## Task requirements
Gather from the material every line that contains the string "matplotlib".
*** Data block ***
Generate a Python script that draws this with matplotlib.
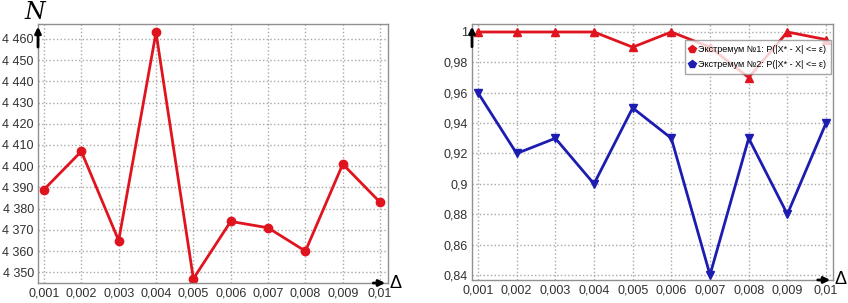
import numpy as np
import matplotlib.pyplot as plt
from matplotlib.ticker import FuncFormatter

# datos
delta = [0.001, 0.002, 0.003, 0.004, 0.005, 0.006, 0.007, 0.008, 0.009, 0.01]
n_vals = [4389, 4407, 4365, 4463, 4347, 4374, 4371, 4360, 4401, 4383]
p_ext1 = [1.0, 1.0, 1.0, 1.0, 0.99, 1.0, 0.99, 0.97, 1.0, 0.995]
p_ext2 = [0.96, 0.92, 0.93, 0.90, 0.95, 0.93, 0.84, 0.93, 0.88, 0.94]
x_labels = ['0,001', '0,002', '0,003', '0,004', '0,005', '0,006', '0,007', '0,008', '0,009', '0,01']
legend_labels = ['Экстремум №1: P(|X* - X| <= ε)', 'Экстремум №2: P(|X* - X| <= ε)']

plt.rcParams['font.family'] = ['Liberation Sans', 'DejaVu Sans']

fig = plt.figure(figsize=(8.48, 3.03), dpi=100)
ax1 = fig.add_axes([0.0448, 0.066, 0.4127, 0.855])
ax2 = fig.add_axes([0.5566, 0.076, 0.4257, 0.845])

def estilo(ax):
    ax.grid(True, color='#a8a8a8', linestyle=':', linewidth=1.0)
    ax.set_axisbelow(True)
    for s in ax.spines.values():
        s.set_color('#909090')
        s.set_linewidth(1.0)
    ax.tick_params(length=0, labelsize=9, pad=3, colors='#303030')
    ax.set_xticks(delta)
    ax.set_xticklabels(x_labels)
    # flechas de ejes
    ax.annotate('', xy=(0, 1.0), xytext=(0, 0.9), xycoords='axes fraction',
                arrowprops=dict(arrowstyle='-|>', color='black', lw=2, mutation_scale=9))
    ax.annotate('', xy=(1.0, 0), xytext=(0.95, 0), xycoords='axes fraction',
                arrowprops=dict(arrowstyle='-|>', color='black', lw=2, mutation_scale=9))
    ax.text(1.005, 0.0, 'Δ', transform=ax.transAxes, fontsize=13, ha='left', va='center')

# grafico izquierdo
ax1.plot(delta, n_vals, color='#e0141e', lw=2, marker='o', ms=6)
ax1.set_xlim(0.00084, 0.01021)
ax1.set_ylim(4345, 4467)
ax1.set_yticks(np.arange(4350, 4461, 10))
ax1.yaxis.set_major_formatter(FuncFormatter(lambda v, p: f'{int(v):,}'.replace(',', ' ')))
estilo(ax1)
ax1.text(-0.01, 1.0, 'N', transform=ax1.transAxes, fontsize=17, family='DejaVu Serif',
         style='italic', ha='center', va='bottom')

# grafico derecho
ax2.plot(delta, p_ext1, color='#e0141e', lw=2, marker='^', ms=6, label=legend_labels[0])
ax2.plot(delta, p_ext2, color='#1c1cb0', lw=2, marker='v', ms=6, label=legend_labels[1])
ax2.set_xlim(0.000845, 0.01018)
ax2.set_ylim(0.8367, 1.0053)
ax2.set_yticks(np.arange(0.84, 1.001, 0.02))
ax2.yaxis.set_major_formatter(FuncFormatter(lambda v, p: ('%g' % round(v, 2)).replace('.', ',')))
estilo(ax2)
leg = ax2.legend(loc='upper right', bbox_to_anchor=(0.997, 0.94), fontsize=6.5,
                 frameon=True, fancybox=False, edgecolor='#909090', handlelength=0.6,
                 borderpad=0.5, labelspacing=0.7, handletextpad=0.4, borderaxespad=0.1)
for h in leg.legend_handles:
    h.set_marker('p')
    h.set_linestyle('')

fig.savefig('out.png', dpi=100)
***
## Solved problem
Generate a Python script that draws this with matplotlib.
import matplotlib.pyplot as plt
from matplotlib.ticker import FuncFormatter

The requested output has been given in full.